Start by researching your handling timeline. If an item drops November 25 and you plan to buy it that morning, figure out realistically when you can ship. Add cushion for sellouts, shipping delays getting the item to you, and any verification or inspection time you need.

Create your listing with complete transparency. On eBay, your title should include “PRESALE” in all caps. Your description needs to clearly state: “This is a presale listing. Item ships by [specific date].” Use the extended handling time feature and set it accurately.

Price your presale competitively but don’t lowball yourself. Check current market comps, then add 10-20% to account for the fact that prices often drop as more inventory hits the market. Your presale buyer is paying for guaranteed access, so premium pricing is justified.

Monitor your listing daily. If you get no interest after 48 hours, that’s actionable data. Either lower your price to test different margins, or accept that demand isn’t there and move on to other opportunities. Don’t waste weeks waiting for a bite that won’t come.

If your listing sells, move fast to acquire the product. Don’t wait until the last possible day of your handling window. Get the item as soon as possible, verify its condition, and ship within your stated timeline. Building a reputation for reliable presales opens up this strategy for future opportunities.

Preselling Risks

The main risk is product availability. If you sell something on presale and then can’t actually source it, you’re in trouble. The item could sell out faster than expected, the store could limit quantities more strictly than anticipated, or production could be delayed.

Mitigate this by only preselling items you have high confidence in obtaining. If you’re a season ticket holder who gets guaranteed stadium giveaways, preselling makes sense. If you’re planning to manually cop a limited sneaker release where bots dominate, preselling is riskier.

Build buffer time into your handling estimates. If an item releases December 2 and ships to buyers that week, don’t list a presale with a December 5 ship date. Give yourself until December 12 to account for shipping delays, damaged items, or needing to source from a different retailer.

Another risk is market volatility. Preselling at $150 looks smart until the market crashes to $80 after release. You’re locked into selling at $150 while losing money if you have to pay more to source the item than you anticipated. This is why preselling works best for items with stable retail pricing and predictable demand patterns.

Never presell final sale items. If you can’t return the product and your buyer backs out or you can’t fulfill the order, you’re stuck with inventory you might not be able to move. Only presell items with return policies that give you an exit strategy if things go wrong.

Bottom Line

Preselling is a strategic tool, not a default approach. Use it to test uncertain markets, lock in peak prices for hyped items, and protect yourself from buying bricks. Understand platform policies completely before listing anything you don’t own, and build cushion into your timelines.

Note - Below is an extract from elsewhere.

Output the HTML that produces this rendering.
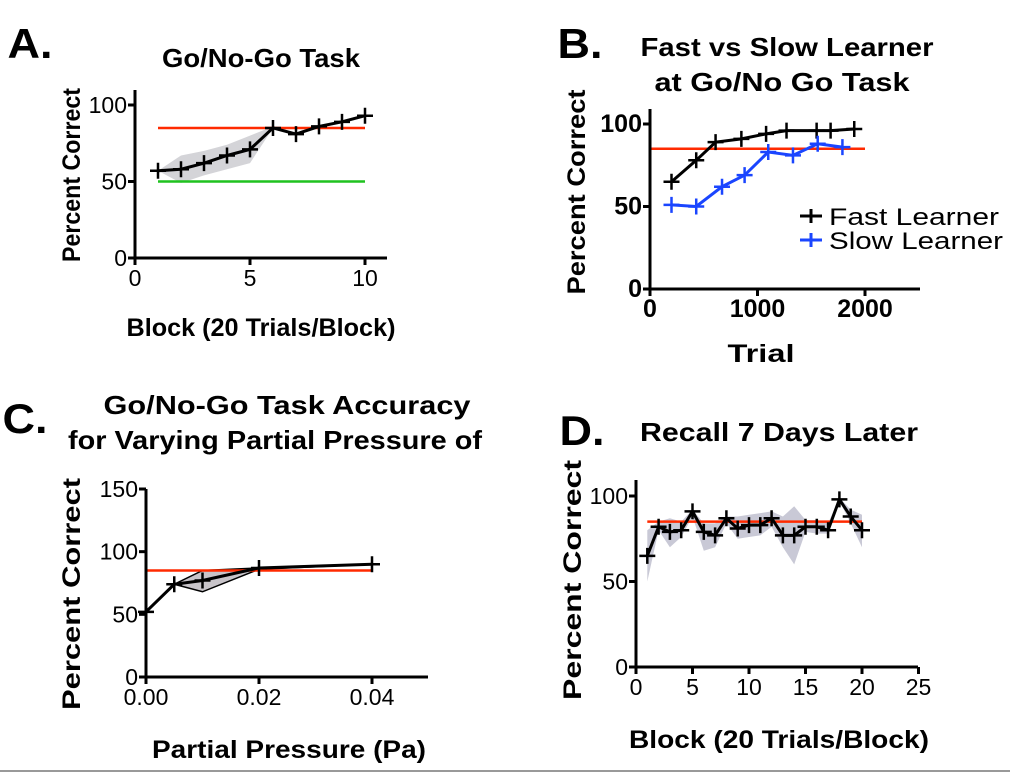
<!DOCTYPE html>
<html><head><meta charset="utf-8"><style>
html,body{margin:0;padding:0;background:#fff;}
svg{display:block;font-family:"Liberation Sans",sans-serif;}
</style></head><body>
<svg id="fig" width="1010" height="773" viewBox="0 0 1010 773">
<line x1="0" y1="771" x2="1010" y2="771" stroke="#999" stroke-width="2"/>
</svg>
<script>
// Panel A data
const aX=[1,2,3,4,5,6,7,8,9,10];
const aY=[57,58,62,67,71,85,81,86,89,93];
const aHi=[57,67,70,74,80,86,82,87,90,94];
const aLo=[57,49,54,58,62,85,80,85,88,92];
const aXTicks=[0,5,10];
const aYTicks=[0,50,100];
// Panel B data
const bFastX=[200,430,610,850,1080,1270,1550,1680,1900];
const bFastY=[65,78,89,91,94,96,96,96,97];
const bSlowX=[200,430,670,880,1100,1330,1560,1790];
const bSlowY=[51,50,62,69,83,81,88,86];
const bXTicks=[0,1000,2000];
const bYTicks=[0,50,100];
// Panel C data
const cX=[0,0.005,0.01,0.02,0.04];
const cY=[52,74,77,87,90];
const cHi=[52,74,85,87,90];
const cLo=[52,74,68,86,90];
const cXTicks=[0,0.02,0.04];
const cXTickLabels=["0.00","0.02","0.04"];
const cYTicks=[0,50,100,150];
// Panel D data
const dX=[1,2,3,4,5,6,7,8,9,10,11,12,13,14,15,16,17,18,19,20];
const dY=[65,82,79,80,91,79,77,87,81,83,83,87,77,77,82,82,80,98,88,80];
const dHi=[80,85,87,85,92,84,84,88,88,89,90,91,88,94,86,86,84,99,92,89];
const dLo=[50,80,70,76,88,68,70,84,75,76,77,82,70,60,79,78,78,97,84,70];
const dXTicks=[0,5,10,15,20,25];
const dYTicks=[0,50,100];

const NS="http://www.w3.org/2000/svg";
const svg=document.getElementById('fig');
function el(tag,attrs,parent,text){const e=document.createElementNS(NS,tag);for(const k in attrs)e.setAttribute(k,attrs[k]);if(text!==undefined)e.textContent=text;(parent||svg).appendChild(e);return e;}
function lin(d0,d1,r0,r1){return v=>r0+(v-d0)*(r1-r0)/(d1-d0);}

function axes(g,sx,sy,x0,xEnd,yTop,xt,xl,yt,bold,fs){
  const y0=sy(0);
  const ax=el('line',{x1:sx(0),y1:yTop,x2:sx(0),y2:y0,stroke:'#000','stroke-width':3},g);
  
  
  const bx=el('line',{x1:sx(0)-1.5,y1:y0,x2:xEnd,y2:y0,stroke:'#000','stroke-width':3},g);
  
  
  xt.forEach((v,i)=>{
    el('line',{x1:sx(v),y1:y0,x2:sx(v),y2:y0+7,stroke:'#000','stroke-width':3},g);
    const t=el('text',{x:sx(v),y:y0+28,'text-anchor':'middle','font-size':fs,'font-weight':bold?'bold':'normal'},g,xl?xl[i]:String(v));
    
    
  });
  yt.forEach(v=>{
    el('line',{x1:sx(0)-7,y1:sy(v),x2:sx(0),y2:sy(v),stroke:'#000','stroke-width':3},g);
    const t=el('text',{x:sx(0)-8,y:sy(v)+8,'text-anchor':'end','font-size':fs,'font-weight':bold?'bold':'normal'},g,String(v));
    
    
  });
}
function band(g,sx,sy,xs,hi,lo,fill,name){
  let p=xs.map((x,i)=>sx(x)+','+sy(hi[i]));
  for(let i=xs.length-1;i>=0;i--)p.push(sx(xs[i])+','+sy(lo[i]));
  const e=el('polygon',{points:p.join(' '),fill:fill,stroke:'none'},g);
  
  
}
function series(g,sx,sy,xs,ys,color,name){
  const l=el('polyline',{points:xs.map((x,i)=>sx(x)+','+sy(ys[i])).join(' '),fill:'none',stroke:color,'stroke-width':3},g);
  
  
  xs.forEach((x,i)=>{
    const m=el('path',{d:`M${sx(x)-8},${sy(ys[i])}h16M${sx(x)},${sy(ys[i])-8}v16`,stroke:color,'stroke-width':2.5},g);
    
    
  });
}
function hline(g,sx,sy,x1,x2,v,color,name){
  const e=el('line',{x1:sx(x1),x2:sx(x2),y1:sy(v),y2:sy(v),stroke:color,'stroke-width':2.5},g);
  
  
}
function text(g,x,y,s,fs,w,len,name,rot){
  const a={x:x,y:y,'text-anchor':'middle','font-size':fs,'font-weight':'bold'};
  if(len){a.textLength=len;a.lengthAdjust='spacingAndGlyphs';}
  if(rot)a.transform=`rotate(-90 ${x} ${y})`;
  const t=el('text',a,g,s);
  
  
  return t;
}

// Panel A
(function(){
  const g=el('g',{});
  
  
  const sx=lin(0,10,135,365), sy=lin(0,100,258,105);
  text(g,30,58,'A.',42,'bold',45,'panel-a-label');
  text(g,261,67,'Go/No-Go Task',26,'bold',198,'panel-a-title');
  text(g,80,175,'Percent Correct',25,'bold',174,'panel-a-y-title',true);
  text(g,261,336,'Block (20 Trials/Block)',25,'bold',269,'panel-a-x-title');
  band(g,sx,sy,aX,aHi,aLo,'#d4d4d8','panel-a-error-band');
  hline(g,sx,sy,1,10,85,'#ff2a00','panel-a-criterion-line');
  hline(g,sx,sy,1,10,50,'#1fc21f','panel-a-chance-line');
  series(g,sx,sy,aX,aY,'#000','panel-a-series');
  axes(g,sx,sy,0,387,90,aXTicks,null,aYTicks,false,23);
})();

// Panel B
(function(){
  const g=el('g',{});
  
  
  const sx=lin(0,2000,650,865), sy=lin(0,100,289,124);
  text(g,580,58,'B.',42,'bold',45,'panel-b-label');
  text(g,787,56,'Fast vs Slow Learner',26,'bold',293,'panel-b-title-line1');
  text(g,782,91,'at Go/No Go Task',26,'bold',255,'panel-b-title-line2');
  text(g,585,192,'Percent Correct',25,'bold',205,'panel-b-y-title',true);
  text(g,761,362,'Trial',25,'bold',67,'panel-b-x-title');
  hline(g,sx,sy,0,2000,85,'#ff2a00','panel-b-criterion-line');
  series(g,sx,sy,bFastX,bFastY,'#000','fast-learner');
  series(g,sx,sy,bSlowX,bSlowY,'#1a45ff','slow-learner');
  axes(g,sx,sy,0,920,109,bXTicks,null,bYTicks,true,25);
  const l1=el('path',{d:'M800,216h22M811,209v14',stroke:'#000','stroke-width':3},g);
  
  
  const l2=el('path',{d:'M800,240h22M811,233v14',stroke:'#1a45ff','stroke-width':3},g);
  
  
  const t1=el('text',{x:829,y:225,'font-size':24,textLength:170,lengthAdjust:'spacingAndGlyphs'},g,'Fast Learner');
  
  
  const t2=el('text',{x:829,y:249,'font-size':24,textLength:174,lengthAdjust:'spacingAndGlyphs'},g,'Slow Learner');
  
  
})();

// Panel C
(function(){
  const g=el('g',{});
  
  
  const sx=lin(0,0.04,146,372), sy=lin(0,150,677,489);
  text(g,25,433,'C.',42,'bold',45,'panel-c-label');
  text(g,287,414,'Go/No-Go Task Accuracy',26,'bold',367,'panel-c-title-line1');
  text(g,275,449,'for Varying Partial Pressure of',26,'bold',414,'panel-c-title-line2');
  text(g,80,594,'Percent Correct',25,'bold',232,'panel-c-y-title',true);
  text(g,289,758,'Partial Pressure (Pa)',25,'bold',274,'panel-c-x-title');
  band(g,sx,sy,cX,cHi,cLo,'#c8c4c9','panel-c-error-band');
  const bo=el('polygon',{points:cX.map((x,i)=>sx(x)+','+sy(cHi[i])).concat(cX.slice().reverse().map((x,j)=>sx(x)+','+sy(cLo[cX.length-1-j]))).join(' '),fill:'none',stroke:'#000','stroke-width':1.5},g);
  
  
  hline(g,sx,sy,0,0.04,85,'#ff2a00','panel-c-criterion-line');
  series(g,sx,sy,cX,cY,'#000','panel-c-series');
  axes(g,sx,sy,0,428,489,cXTicks,cXTickLabels,cYTicks,false,23);
})();

// Panel D
(function(){
  const g=el('g',{});
  
  
  const sx=lin(0,20,636,862), sy=lin(0,100,667,496);
  text(g,582,445,'D.',42,'bold',45,'panel-d-label');
  text(g,779,441,'Recall 7 Days Later',26,'bold',278,'panel-d-title');
  text(g,581,580,'Percent Correct',25,'bold',240,'panel-d-y-title',true);
  text(g,779,748,'Block (20 Trials/Block)',25,'bold',300,'panel-d-x-title');
  band(g,sx,sy,dX,dHi,dLo,'#c9c9d6','panel-d-error-band');
  hline(g,sx,sy,1,20,85,'#ff2a00','panel-d-criterion-line');
  series(g,sx,sy,dX,dY,'#000','panel-d-series');
  axes(g,sx,sy,0,918,480,dXTicks,null,dYTicks,false,23);
})();
</script>
</body></html>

The resellers making consistent money with preselling are the ones who choose their spots carefully. They presell when they have legitimate sourcing advantages, accurate timeline estimates, and market conditions that support premium pricing. They don’t presell everything just because they can.

Done right, preselling turns you into a smarter buyer who only commits capital to proven opportunities. Done wrong, it gets your account suspended and leaves you scrambling to fulfill orders you can’t complete. Know the rules, respect the timelines, and only presell when your confidence level justifies the risk.